It was perfect timing for the New York Power Authority fishing platform to re-open last Saturday in the lower river. Salmon are starting to arrive for the annual fall run and, according to Mike Rzucidlo of Niagara Falls, there were hundreds of salmon that could be seen in the corner near the tailrace. It’s starting. Casting crankbaits, spoons or Rat-L-Traps can be used effectively. Skein will also work. Rzucidlo also reports good success on glow-in-the-dark Cleos in the Whirlpool area of the gorge. Capt. Frank Campbell of Niagara Falls caught his first salmon of the river season from his boat in Devil’s Hole using a K-11 Kwikfish, but it's still early. Bass fishing continues to be good in the river. According to Capt. Arnie Jonathan of Lockport, leeches and shiners have been working the best for him, fished off three-way rigs. In the upper Niagara River and around Buffalo there are still plenty of walleyes around. Capt. Chris Cinelli of Grand Island reports that he had eight fish by 10 a.m. on Tuesday, dragging a spinner and worm rig. That same general area was also working for Capt. Jim Rores on smallmouth bass. Check out some of these fish in the Catch of the Week gallery online.
The 39-pound, 3-ounce king salmon held up to win the Fall Lake Ontario Counties Trout and Salmon Derby’s grand prize of $25,000. Make sure you read this week’s outdoor column to find out about all of the stories relating to the top prize-winning fish. Check out www.loc.org for a complete leaderboard. The big news is that salmon and trout are being caught right now off the west pier in Olcott. According to Newfane Town Supervisor Tim Horanburg, the east pier will be open by this Friday afternoon, Sept. 8. There were roughly 30 anglers casting the pier over the holiday weekend, in part because of the cold water that had been pushed in close to the shoreline. Some steelhead and browns were also caught off the pier. Capt. Bob Cinelli of Olcott reports that there is a good offshore bite from the 24 line to the 28 line offering up a mix of steelhead and salmon. Spoons and flasher-flies are working there. The inside bite for mature kings is also going on, out to 140 feet of water. Spoons, plugs and flasher-fly or flasher- meat rigs are the baits of choice. Stay away from the other boats to limit pressure on the fish. A few trout are being caught inside, too, according to Cinelli. There will be a meeting next week in Lockport to discuss the spring forage base trawl results on Sept. 13. See Scattershots for all of the details.

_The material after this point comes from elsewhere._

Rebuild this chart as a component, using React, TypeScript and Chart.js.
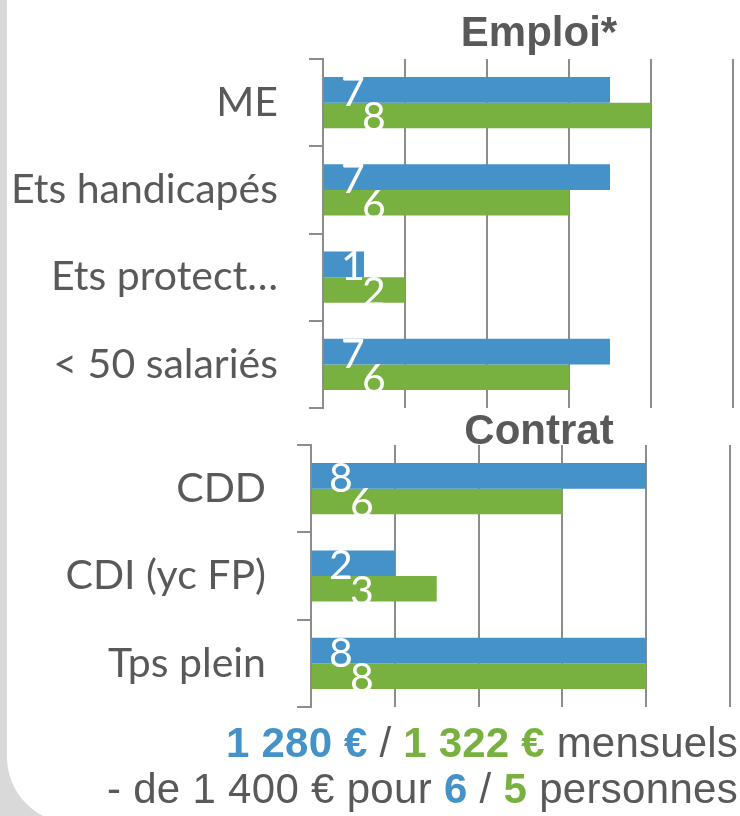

Capt. Joe Fonzi of Gasport reports that the walleye bite has never been better from Sturgeon Point to the Pennsylvania line. And from the Canadian line to 65 feet of water. Good numbers of fish can be located by trollers working the waters from 65 to 105 feet, using divers, lead core line, in-line weights or downriggers to get you into the 60- to 70-foot depth range. Run crankbaits and small copper-backed spoons at 1.8 to 2.7 miles per hour, paying close attention to current and down speed. You can also run heavy bottom bouncers up to 8 ounces using worm harnesses at 1.2 to 1.5 miles per hour. Wind is changing the current daily according to Fonzi. It’s a mixed bag of fish being caught – from sub-legal 14-inch fish to 9 pounds or better. Check the bladder condition of the fish (if it’s legal) before releasing it. If its bladder is visible, keep it as part of your catch. The bass bite has started to turn on again with drop shot rigs and three-way rigs with live bait all working to take some lunker smallies. Capt. Ryan Shea with Brookdog Fishing reports good action in 15 to 20 feet of water with crabs and shiners. In the tributaries, trout are just starting to enter the creeks. Not in big numbers but that could change very soon. Swung flies in black or white are the ticket according to Shea.
According to Frank Schoenacker with Infinity Charters, the hot bite right now is for suspended walleyes in the north basin over 25-plus feet of water. Hot-N-Tots have been working to take the fish. He has picked up a few fish jigging, but that fall bite hasn’t really turned on yet. The best is yet to come.